In practice we compress this representation into frequency counts, represented by a tuple of the (i) possible values and (ii) their frequncies, in this simple case we get:
participation_probability = {
"home": ([0, 1], [0, 3]),
"work": ([0, 1], [2, 1]),
"shop": ([0, 1], [2, 1]),
}
Feature Descriptions¶
Features can be described or plotted using functions in the describe module:
participation_rates = participation.participation_rates_by_act(observed)
print(ops.average(participation_rates))
education 0.050 home 2.080 leisure 0.745 shop 0.885 work 0.465 dtype: float64
fig = sequence_prob_plot(observed, synthetic, figsize=(12, 4))
Feature Segmentation¶
We can use more interesting types of segmentation to extact more descriptive features. For example we can enumerate activity type by it's location in the sequence:
participation_rates = participation.participation_rates_by_seq_act(observed)
print(ops.average(participation_rates).head(10))
0home 1.000 10leisure 0.005 11work 0.005 12home 0.005 1leisure 0.155 1shop 0.505 1work 0.340 2education 0.035 2home 0.210 2leisure 0.465 dtype: float64
Or by the enumeration of that type of activity in each sequence:
participation_rates = participation.participation_rates_by_act_enum(observed)
print(ops.average(participation_rates).head(10))
education0 0.050 home0 1.000 home1 1.000 home2 0.065 home3 0.010 home4 0.005 leisure0 0.710 leisure1 0.025 leisure2 0.005 leisure3 0.005 dtype: float64
In these examples we use additional segmentation to get more information about the sequence. For example we can differentiate between the participation in (i) education as the third activity (2education) versus the fourth activity (3education), or (ii) the first education activity (education0) versus the second education activity (education1).
In all cases we use weighted averaging to combine segmented features into single metrics. Where weighting is ussually the number of each feature in the observed population of sequences.
Dimensions¶
Start times are a one dimensional feature, but we can also consider multi-demnsional features:
start_durations = times.start_and_duration_by_act_bins(observed, bin_size=10)
# average 2d averages each dimension and then sums so that we can return an float
ops.average2d(start_durations)
education 0.721528 home 0.633998 leisure 0.625886 shop 0.435891 work 0.706467 dtype: float64
fig = joint_time_distributions_plot(observed, None, figsize=(12, 4))
Distances¶
When comparing features we can generally see complex distributions:
fig = times_distributions_plot(observed, synthetic)
To make a quantitave comparison between populations of sequences we primarilly use Wassersetin "earth movers" distance. This measure the amount of "work" required to make one distribuion match another.
x = times.start_times_by_act(observed)
ya = times.start_times_by_act(synthetic["a"])

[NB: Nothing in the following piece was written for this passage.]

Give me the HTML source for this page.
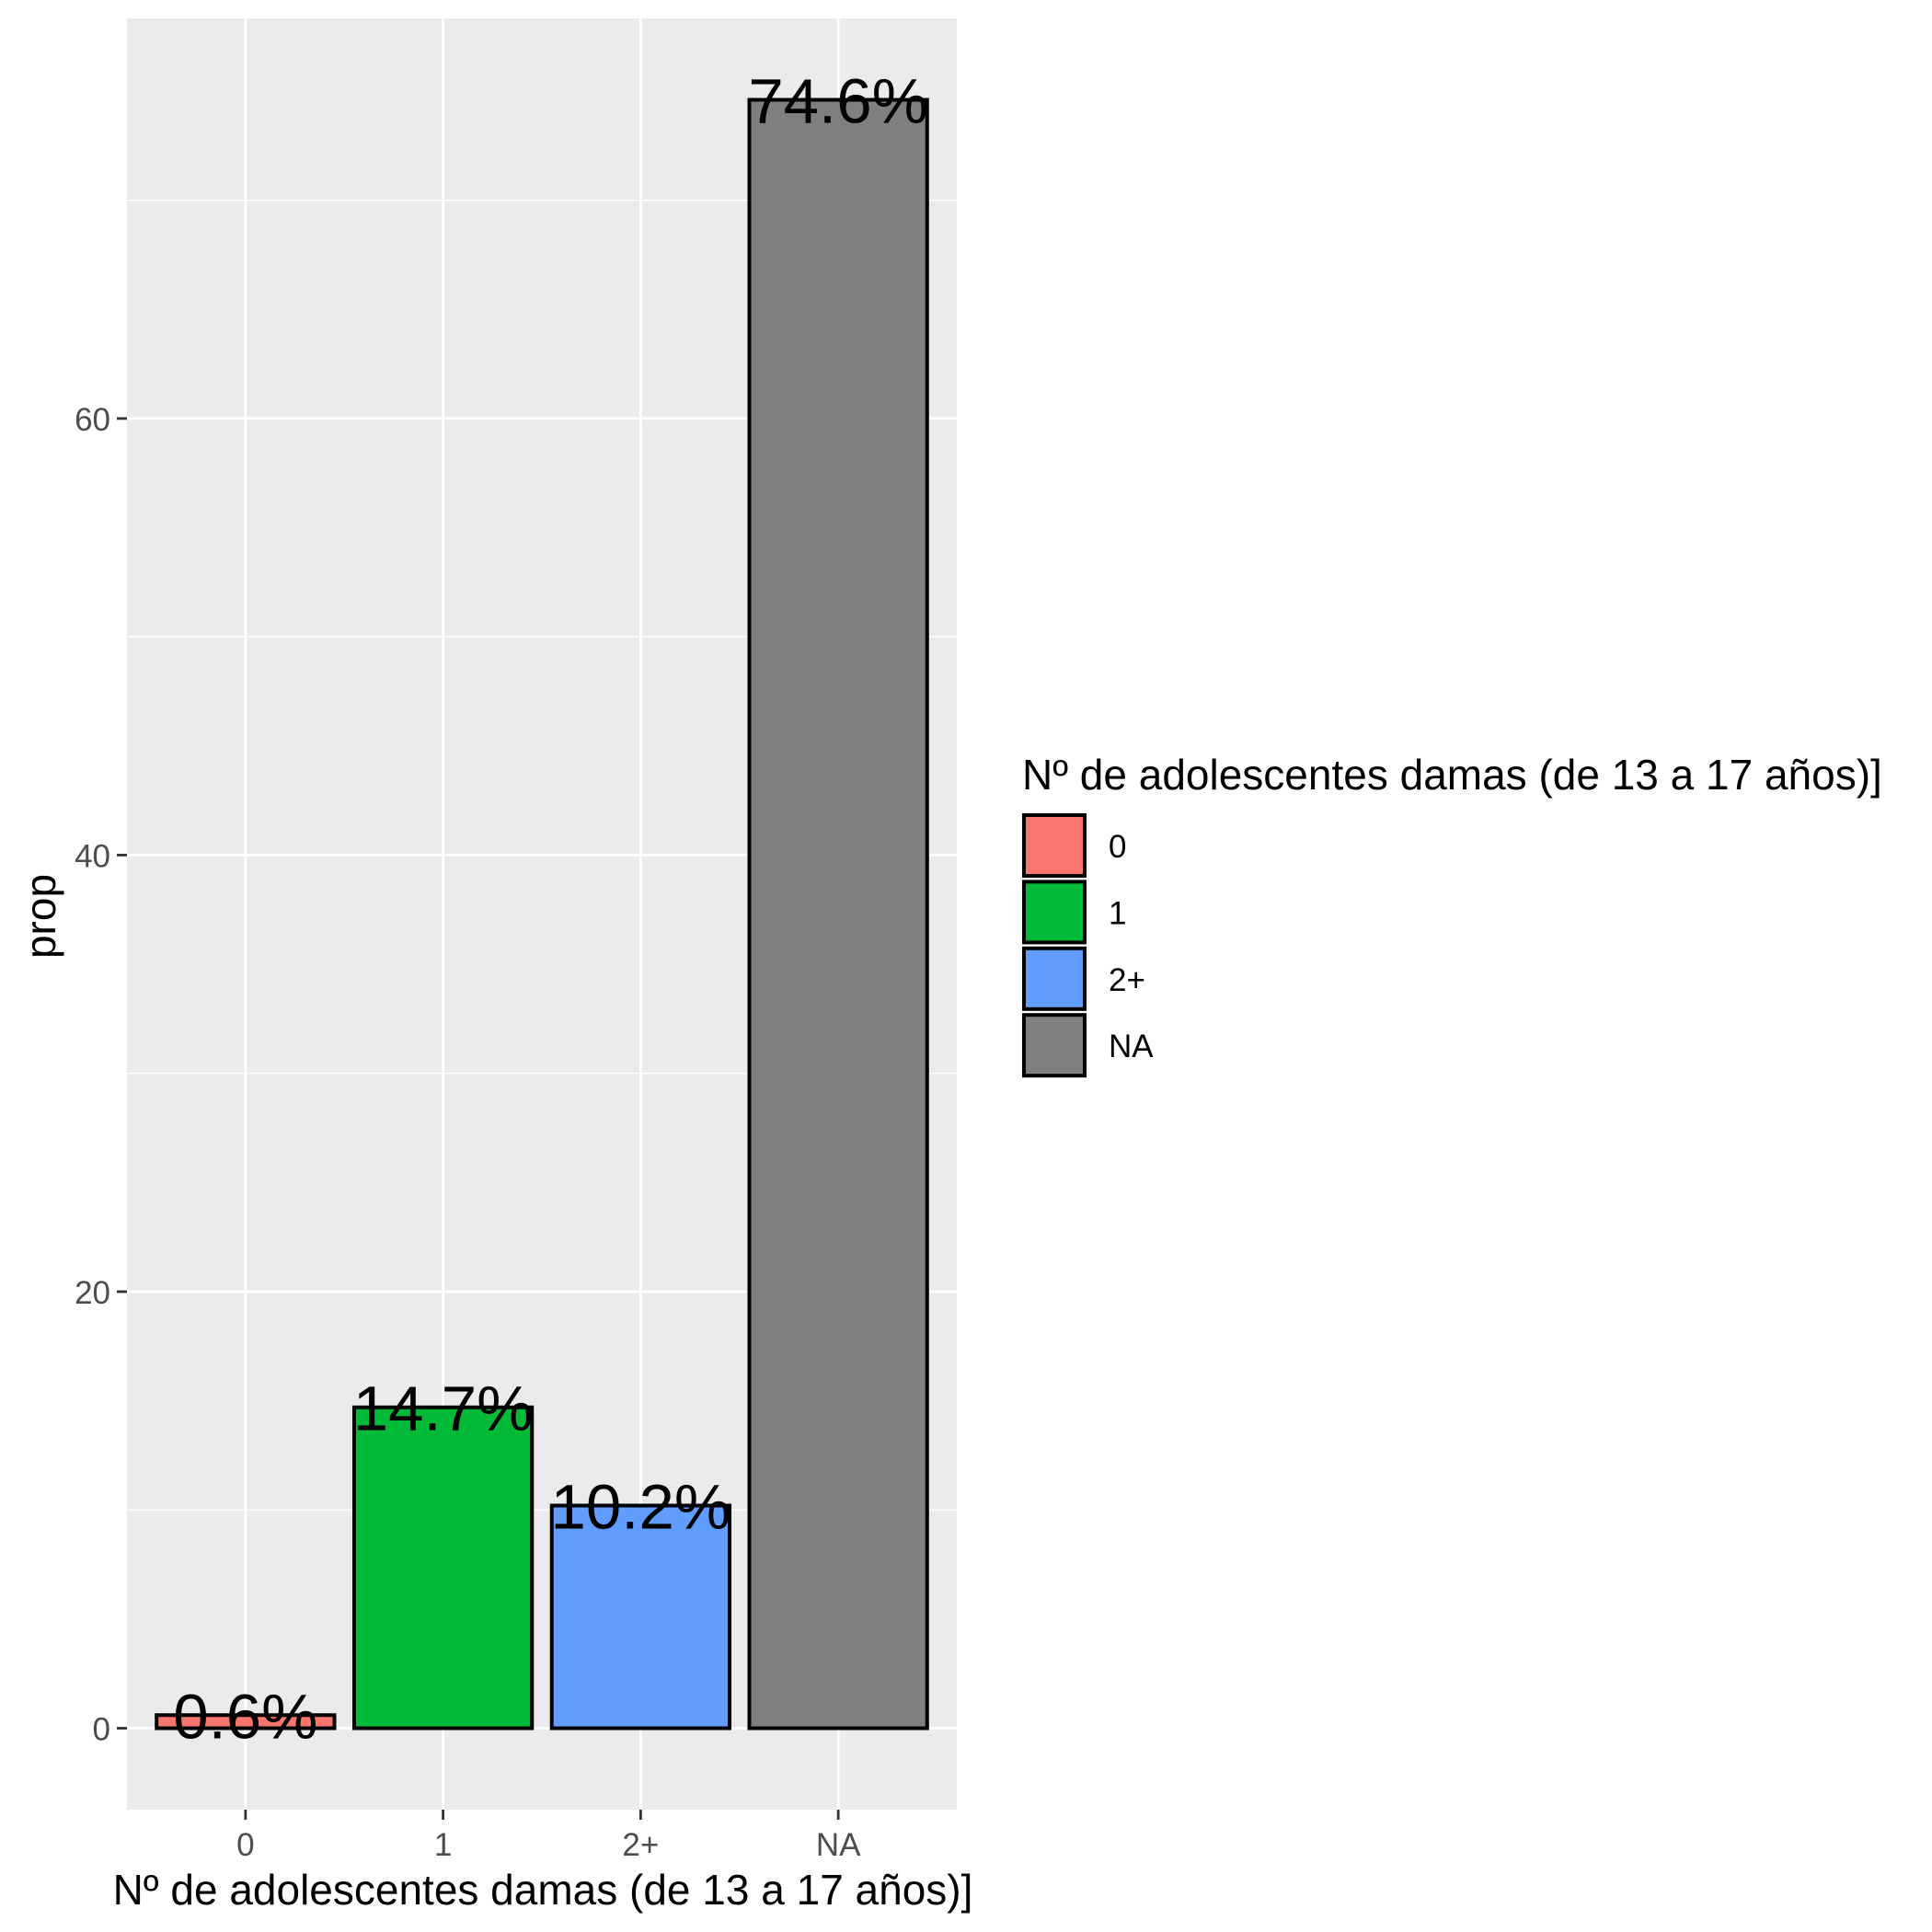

yb = times.start_times_by_act(synthetic["b"])
print("synthetic population A: ", emd(x["home"], ya["home"]))
print("synthetic population B: ", emd(x["home"], yb["home"]))
synthetic population A: 0.006147486580939153 synthetic population B: 0.004812311348643272
In this case we might proclaim population B to be better. In practice we will use a lot more features and there will generally be trade-offs between them.
For probability features (in particular participation) we also sometime use absolute percentage error. This is particularly useful for highlighting the participation in uncommon activities which are often problematic for generative models.
x = participation.participation_prob_by_act(observed)
ya = participation.participation_prob_by_act(synthetic["a"])
yb = participation.participation_prob_by_act(synthetic["b"])
print("synthetic population A: ", mape(x["leisure"], ya["shop"]))
print("synthetic population B: ", mape(x["leisure"], yb["shop"]))
synthetic population A: 0.020689655172413814 synthetic population B: 0.10126582278481021
By this metric, population A appears better.